§ OBJECTIVE
Omit all pictures and transcribe only the lines in the entries below that run from the line with "Output the Python" through the line with "ax.patch.set_visible(False)".

§ DATA SUPPLIED
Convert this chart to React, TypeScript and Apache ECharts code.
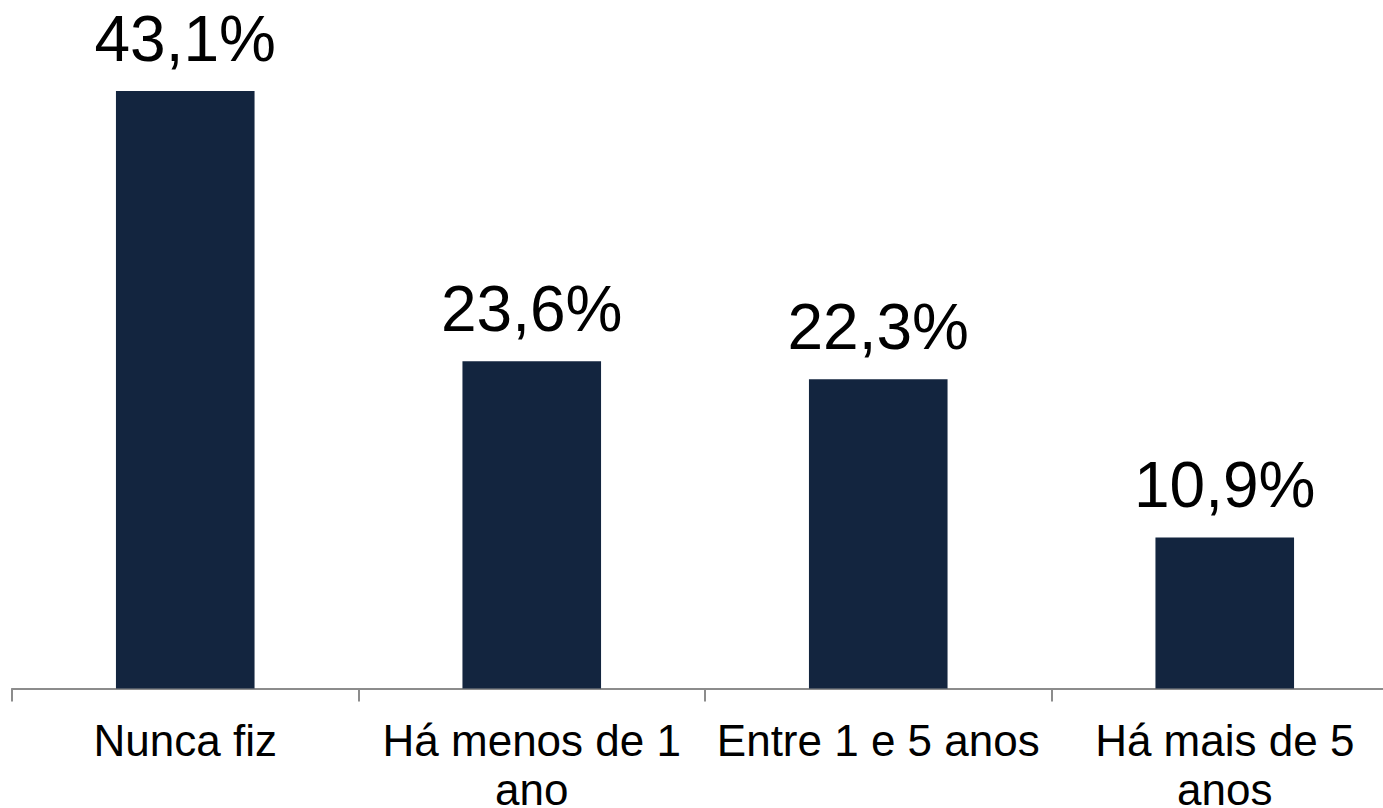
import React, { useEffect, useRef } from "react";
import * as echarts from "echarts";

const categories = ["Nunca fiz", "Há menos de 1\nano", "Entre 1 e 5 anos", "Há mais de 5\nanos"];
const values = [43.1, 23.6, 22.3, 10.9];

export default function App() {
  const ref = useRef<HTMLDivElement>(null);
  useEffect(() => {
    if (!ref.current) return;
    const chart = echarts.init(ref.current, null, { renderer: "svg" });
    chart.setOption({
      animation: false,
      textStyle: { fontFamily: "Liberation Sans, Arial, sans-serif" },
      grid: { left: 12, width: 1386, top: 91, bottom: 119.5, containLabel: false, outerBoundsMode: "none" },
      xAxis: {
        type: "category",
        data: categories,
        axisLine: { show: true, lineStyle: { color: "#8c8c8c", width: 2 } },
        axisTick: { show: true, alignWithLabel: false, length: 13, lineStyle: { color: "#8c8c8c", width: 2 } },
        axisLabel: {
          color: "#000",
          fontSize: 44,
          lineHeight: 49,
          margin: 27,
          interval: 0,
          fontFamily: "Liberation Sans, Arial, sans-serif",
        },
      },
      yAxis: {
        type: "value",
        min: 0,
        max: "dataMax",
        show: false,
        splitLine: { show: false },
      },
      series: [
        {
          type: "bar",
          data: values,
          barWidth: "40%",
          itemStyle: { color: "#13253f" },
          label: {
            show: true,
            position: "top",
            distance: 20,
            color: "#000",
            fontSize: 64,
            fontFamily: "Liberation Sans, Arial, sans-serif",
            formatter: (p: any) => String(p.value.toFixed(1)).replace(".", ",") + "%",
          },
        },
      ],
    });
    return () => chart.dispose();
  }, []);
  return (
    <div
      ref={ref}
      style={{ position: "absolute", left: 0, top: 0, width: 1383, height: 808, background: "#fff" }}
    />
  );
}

==

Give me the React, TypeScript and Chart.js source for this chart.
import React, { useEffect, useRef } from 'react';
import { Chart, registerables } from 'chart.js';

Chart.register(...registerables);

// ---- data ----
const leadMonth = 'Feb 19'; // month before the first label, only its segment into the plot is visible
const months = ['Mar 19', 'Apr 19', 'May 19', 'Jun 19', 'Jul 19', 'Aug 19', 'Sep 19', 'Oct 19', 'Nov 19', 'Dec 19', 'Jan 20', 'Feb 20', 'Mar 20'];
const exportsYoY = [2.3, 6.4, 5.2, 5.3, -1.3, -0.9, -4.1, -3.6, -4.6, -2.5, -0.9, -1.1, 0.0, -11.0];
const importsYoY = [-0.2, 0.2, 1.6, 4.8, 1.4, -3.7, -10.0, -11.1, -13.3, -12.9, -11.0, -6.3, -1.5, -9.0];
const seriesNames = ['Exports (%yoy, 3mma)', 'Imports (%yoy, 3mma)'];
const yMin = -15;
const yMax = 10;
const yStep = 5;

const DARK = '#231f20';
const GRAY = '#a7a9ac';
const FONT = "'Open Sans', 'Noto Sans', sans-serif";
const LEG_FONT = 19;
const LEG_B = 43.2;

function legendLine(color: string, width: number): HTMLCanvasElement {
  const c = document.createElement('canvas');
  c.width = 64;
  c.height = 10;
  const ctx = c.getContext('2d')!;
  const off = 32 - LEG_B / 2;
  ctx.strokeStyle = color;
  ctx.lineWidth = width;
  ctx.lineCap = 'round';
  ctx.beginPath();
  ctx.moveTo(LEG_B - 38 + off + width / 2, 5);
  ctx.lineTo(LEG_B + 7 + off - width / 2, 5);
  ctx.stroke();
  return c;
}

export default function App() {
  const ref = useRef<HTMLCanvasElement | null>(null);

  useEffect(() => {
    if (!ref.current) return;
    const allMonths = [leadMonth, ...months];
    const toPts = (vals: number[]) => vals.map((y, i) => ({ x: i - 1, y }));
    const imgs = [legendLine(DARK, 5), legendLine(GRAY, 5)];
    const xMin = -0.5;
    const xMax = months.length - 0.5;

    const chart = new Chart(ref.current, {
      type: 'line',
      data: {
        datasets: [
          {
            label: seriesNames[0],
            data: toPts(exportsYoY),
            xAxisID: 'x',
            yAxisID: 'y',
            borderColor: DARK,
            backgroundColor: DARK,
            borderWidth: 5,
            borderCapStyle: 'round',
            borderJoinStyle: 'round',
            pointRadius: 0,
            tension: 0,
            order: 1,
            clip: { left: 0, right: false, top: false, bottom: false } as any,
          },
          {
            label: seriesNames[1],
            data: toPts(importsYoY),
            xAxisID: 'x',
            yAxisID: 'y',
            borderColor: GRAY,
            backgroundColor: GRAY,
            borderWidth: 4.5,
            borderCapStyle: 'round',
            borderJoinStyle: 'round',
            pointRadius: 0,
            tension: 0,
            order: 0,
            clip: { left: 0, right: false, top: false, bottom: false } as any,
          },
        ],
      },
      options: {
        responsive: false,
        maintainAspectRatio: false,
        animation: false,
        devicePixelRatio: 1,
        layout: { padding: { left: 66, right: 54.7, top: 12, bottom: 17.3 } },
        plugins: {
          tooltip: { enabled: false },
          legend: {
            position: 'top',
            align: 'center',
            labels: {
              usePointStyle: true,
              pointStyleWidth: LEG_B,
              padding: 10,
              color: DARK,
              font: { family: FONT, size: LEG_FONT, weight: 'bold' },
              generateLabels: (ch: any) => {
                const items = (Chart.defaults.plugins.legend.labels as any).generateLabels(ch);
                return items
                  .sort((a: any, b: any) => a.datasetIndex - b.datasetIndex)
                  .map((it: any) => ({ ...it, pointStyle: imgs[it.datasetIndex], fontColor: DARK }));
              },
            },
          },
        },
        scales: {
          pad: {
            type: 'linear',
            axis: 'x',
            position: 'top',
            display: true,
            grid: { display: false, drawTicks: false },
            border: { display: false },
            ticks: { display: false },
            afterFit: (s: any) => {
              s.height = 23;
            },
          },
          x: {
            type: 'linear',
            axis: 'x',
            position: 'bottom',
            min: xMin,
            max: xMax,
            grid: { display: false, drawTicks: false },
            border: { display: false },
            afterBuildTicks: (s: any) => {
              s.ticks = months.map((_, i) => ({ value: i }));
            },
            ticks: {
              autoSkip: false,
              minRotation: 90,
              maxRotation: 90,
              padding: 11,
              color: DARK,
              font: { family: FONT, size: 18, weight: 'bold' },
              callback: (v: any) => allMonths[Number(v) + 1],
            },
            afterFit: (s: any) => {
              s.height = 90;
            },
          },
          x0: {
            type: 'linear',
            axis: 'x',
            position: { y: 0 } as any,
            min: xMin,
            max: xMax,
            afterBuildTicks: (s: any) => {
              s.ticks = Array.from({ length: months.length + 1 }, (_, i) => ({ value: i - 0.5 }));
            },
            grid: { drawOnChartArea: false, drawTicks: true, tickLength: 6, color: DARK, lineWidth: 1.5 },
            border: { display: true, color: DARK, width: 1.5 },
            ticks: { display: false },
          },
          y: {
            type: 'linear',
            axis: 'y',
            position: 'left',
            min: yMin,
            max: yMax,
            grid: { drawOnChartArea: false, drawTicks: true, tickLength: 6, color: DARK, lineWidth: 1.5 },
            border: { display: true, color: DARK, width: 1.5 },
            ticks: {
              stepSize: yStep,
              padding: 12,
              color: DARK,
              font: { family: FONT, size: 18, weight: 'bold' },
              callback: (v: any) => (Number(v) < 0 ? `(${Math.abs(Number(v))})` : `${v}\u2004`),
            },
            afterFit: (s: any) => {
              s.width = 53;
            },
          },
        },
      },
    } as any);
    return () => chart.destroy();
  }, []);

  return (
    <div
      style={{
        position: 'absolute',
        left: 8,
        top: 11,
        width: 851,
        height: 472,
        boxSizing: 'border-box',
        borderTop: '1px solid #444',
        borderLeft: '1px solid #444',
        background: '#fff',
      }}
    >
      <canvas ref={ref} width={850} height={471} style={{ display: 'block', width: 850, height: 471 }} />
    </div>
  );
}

* * *

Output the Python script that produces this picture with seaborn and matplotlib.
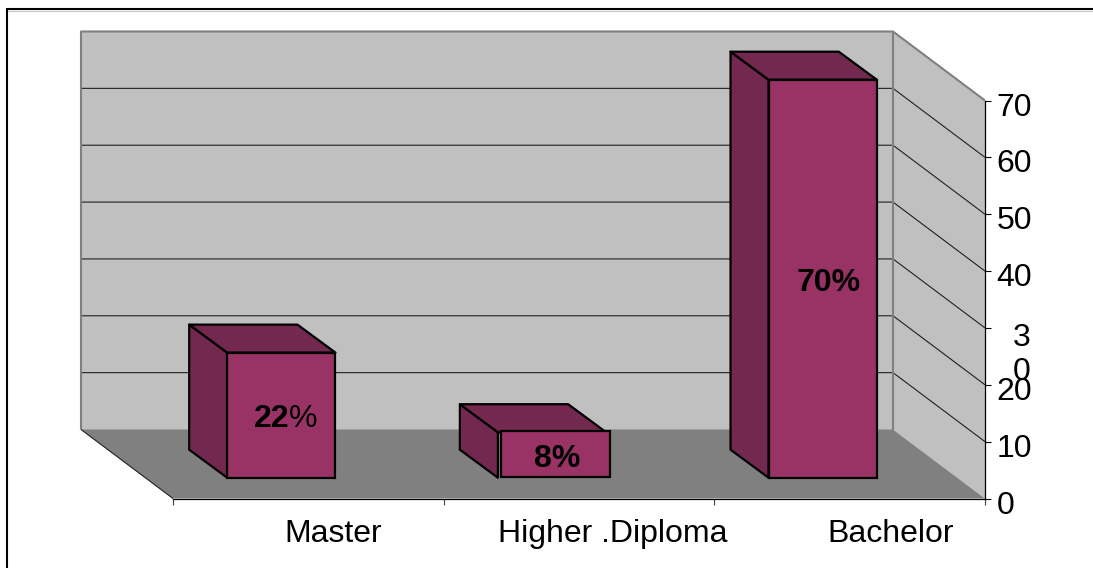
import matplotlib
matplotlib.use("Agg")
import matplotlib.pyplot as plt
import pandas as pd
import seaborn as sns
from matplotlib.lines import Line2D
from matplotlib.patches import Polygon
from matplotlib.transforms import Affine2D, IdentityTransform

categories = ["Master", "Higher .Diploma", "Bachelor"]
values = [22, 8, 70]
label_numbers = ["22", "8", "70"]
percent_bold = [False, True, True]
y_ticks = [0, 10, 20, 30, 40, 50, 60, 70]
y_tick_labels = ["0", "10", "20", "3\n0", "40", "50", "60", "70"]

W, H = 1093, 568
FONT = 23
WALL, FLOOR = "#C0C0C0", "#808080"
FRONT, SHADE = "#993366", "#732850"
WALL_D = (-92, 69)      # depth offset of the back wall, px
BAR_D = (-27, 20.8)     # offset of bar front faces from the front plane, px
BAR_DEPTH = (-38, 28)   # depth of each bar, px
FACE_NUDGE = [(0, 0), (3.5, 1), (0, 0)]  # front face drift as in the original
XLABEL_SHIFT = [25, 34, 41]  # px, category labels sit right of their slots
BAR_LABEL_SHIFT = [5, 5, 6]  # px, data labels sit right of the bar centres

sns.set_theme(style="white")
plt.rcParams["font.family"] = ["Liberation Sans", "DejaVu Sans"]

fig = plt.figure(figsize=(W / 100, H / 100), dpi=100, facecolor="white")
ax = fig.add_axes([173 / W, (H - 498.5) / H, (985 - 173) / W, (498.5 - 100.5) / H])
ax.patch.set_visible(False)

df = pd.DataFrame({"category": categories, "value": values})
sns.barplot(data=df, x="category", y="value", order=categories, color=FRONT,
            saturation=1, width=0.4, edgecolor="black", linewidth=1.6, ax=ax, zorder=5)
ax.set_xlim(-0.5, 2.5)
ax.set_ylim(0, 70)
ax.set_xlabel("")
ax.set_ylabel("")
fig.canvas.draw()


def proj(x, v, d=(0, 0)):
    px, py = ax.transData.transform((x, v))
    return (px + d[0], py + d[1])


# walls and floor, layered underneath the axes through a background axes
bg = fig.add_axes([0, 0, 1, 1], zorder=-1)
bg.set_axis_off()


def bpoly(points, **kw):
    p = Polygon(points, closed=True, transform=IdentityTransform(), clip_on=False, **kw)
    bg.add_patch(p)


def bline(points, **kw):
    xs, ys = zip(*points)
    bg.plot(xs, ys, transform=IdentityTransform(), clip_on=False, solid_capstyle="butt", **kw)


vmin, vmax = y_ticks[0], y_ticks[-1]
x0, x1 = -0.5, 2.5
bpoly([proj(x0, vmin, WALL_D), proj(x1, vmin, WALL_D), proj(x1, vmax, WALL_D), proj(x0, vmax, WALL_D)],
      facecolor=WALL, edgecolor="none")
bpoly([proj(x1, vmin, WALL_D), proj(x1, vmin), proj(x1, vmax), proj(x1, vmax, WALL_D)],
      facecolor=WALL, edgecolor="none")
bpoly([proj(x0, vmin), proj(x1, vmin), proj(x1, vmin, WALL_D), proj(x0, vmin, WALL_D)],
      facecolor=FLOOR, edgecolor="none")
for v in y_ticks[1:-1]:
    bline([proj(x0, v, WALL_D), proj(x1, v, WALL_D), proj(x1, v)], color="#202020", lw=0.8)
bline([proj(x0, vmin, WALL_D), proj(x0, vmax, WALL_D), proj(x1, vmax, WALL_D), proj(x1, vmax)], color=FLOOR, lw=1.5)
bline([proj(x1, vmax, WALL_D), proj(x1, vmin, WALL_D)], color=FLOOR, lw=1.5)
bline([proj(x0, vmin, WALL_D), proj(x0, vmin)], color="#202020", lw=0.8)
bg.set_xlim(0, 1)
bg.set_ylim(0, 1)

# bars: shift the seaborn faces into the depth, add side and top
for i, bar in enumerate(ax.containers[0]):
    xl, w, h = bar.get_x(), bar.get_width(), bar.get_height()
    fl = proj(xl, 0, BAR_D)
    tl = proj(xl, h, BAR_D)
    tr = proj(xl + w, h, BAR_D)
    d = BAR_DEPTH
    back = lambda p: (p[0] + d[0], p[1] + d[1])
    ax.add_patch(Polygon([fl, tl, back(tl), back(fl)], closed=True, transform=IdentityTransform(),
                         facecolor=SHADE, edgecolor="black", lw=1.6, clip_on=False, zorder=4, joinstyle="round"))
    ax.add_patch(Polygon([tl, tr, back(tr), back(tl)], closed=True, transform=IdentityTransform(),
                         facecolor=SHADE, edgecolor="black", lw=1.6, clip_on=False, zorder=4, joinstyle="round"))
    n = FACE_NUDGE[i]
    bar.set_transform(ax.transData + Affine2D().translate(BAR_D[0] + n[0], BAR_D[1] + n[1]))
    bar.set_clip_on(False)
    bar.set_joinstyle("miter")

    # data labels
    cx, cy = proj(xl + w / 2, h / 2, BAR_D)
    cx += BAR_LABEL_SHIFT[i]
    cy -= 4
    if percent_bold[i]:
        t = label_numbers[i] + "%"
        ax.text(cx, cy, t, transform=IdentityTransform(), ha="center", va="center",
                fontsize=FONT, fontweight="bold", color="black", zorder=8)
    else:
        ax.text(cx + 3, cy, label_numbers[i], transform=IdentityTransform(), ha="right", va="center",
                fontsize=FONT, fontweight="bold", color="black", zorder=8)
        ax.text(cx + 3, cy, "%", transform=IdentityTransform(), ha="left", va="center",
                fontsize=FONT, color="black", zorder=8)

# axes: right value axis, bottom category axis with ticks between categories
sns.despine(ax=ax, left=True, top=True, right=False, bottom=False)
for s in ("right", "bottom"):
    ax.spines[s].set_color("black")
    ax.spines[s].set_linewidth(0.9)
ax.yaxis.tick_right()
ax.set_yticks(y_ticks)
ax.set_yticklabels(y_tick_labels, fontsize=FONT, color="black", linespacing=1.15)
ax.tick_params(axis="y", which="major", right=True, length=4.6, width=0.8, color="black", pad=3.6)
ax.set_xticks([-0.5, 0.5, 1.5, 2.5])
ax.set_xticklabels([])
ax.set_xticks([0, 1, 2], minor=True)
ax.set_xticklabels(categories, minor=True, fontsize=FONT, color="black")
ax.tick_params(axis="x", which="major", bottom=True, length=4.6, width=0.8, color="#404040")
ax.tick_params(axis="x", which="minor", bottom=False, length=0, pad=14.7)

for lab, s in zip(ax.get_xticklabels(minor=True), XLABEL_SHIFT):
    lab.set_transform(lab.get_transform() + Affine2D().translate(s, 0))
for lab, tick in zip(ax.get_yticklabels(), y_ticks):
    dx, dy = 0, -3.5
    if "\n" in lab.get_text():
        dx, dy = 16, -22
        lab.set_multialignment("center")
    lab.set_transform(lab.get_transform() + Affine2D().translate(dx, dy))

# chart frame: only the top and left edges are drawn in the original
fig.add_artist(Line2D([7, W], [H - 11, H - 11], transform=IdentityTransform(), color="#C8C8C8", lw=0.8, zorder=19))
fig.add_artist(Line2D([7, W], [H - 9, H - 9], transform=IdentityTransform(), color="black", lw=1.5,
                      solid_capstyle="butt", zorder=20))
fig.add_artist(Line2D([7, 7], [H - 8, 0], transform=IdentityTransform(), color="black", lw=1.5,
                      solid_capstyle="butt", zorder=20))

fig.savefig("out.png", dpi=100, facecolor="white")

§ TASK ANSWER
Output the Python script that produces this picture with seaborn and matplotlib.
import matplotlib
matplotlib.use("Agg")
import matplotlib.pyplot as plt
import pandas as pd
import seaborn as sns
from matplotlib.lines import Line2D
from matplotlib.patches import Polygon
from matplotlib.transforms import Affine2D, IdentityTransform

categories = ["Master", "Higher .Diploma", "Bachelor"]
values = [22, 8, 70]
label_numbers = ["22", "8", "70"]
percent_bold = [False, True, True]
y_ticks = [0, 10, 20, 30, 40, 50, 60, 70]
y_tick_labels = ["0", "10", "20", "3\n0", "40", "50", "60", "70"]

W, H = 1093, 568
FONT = 23
WALL, FLOOR = "#C0C0C0", "#808080"
FRONT, SHADE = "#993366", "#732850"
WALL_D = (-92, 69)      # depth offset of the back wall, px
BAR_D = (-27, 20.8)     # offset of bar front faces from the front plane, px
BAR_DEPTH = (-38, 28)   # depth of each bar, px
FACE_NUDGE = [(0, 0), (3.5, 1), (0, 0)]  # front face drift as in the original
XLABEL_SHIFT = [25, 34, 41]  # px, category labels sit right of their slots
BAR_LABEL_SHIFT = [5, 5, 6]  # px, data labels sit right of the bar centres

sns.set_theme(style="white")
plt.rcParams["font.family"] = ["Liberation Sans", "DejaVu Sans"]

fig = plt.figure(figsize=(W / 100, H / 100), dpi=100, facecolor="white")
ax = fig.add_axes([173 / W, (H - 498.5) / H, (985 - 173) / W, (498.5 - 100.5) / H])
ax.patch.set_visible(False)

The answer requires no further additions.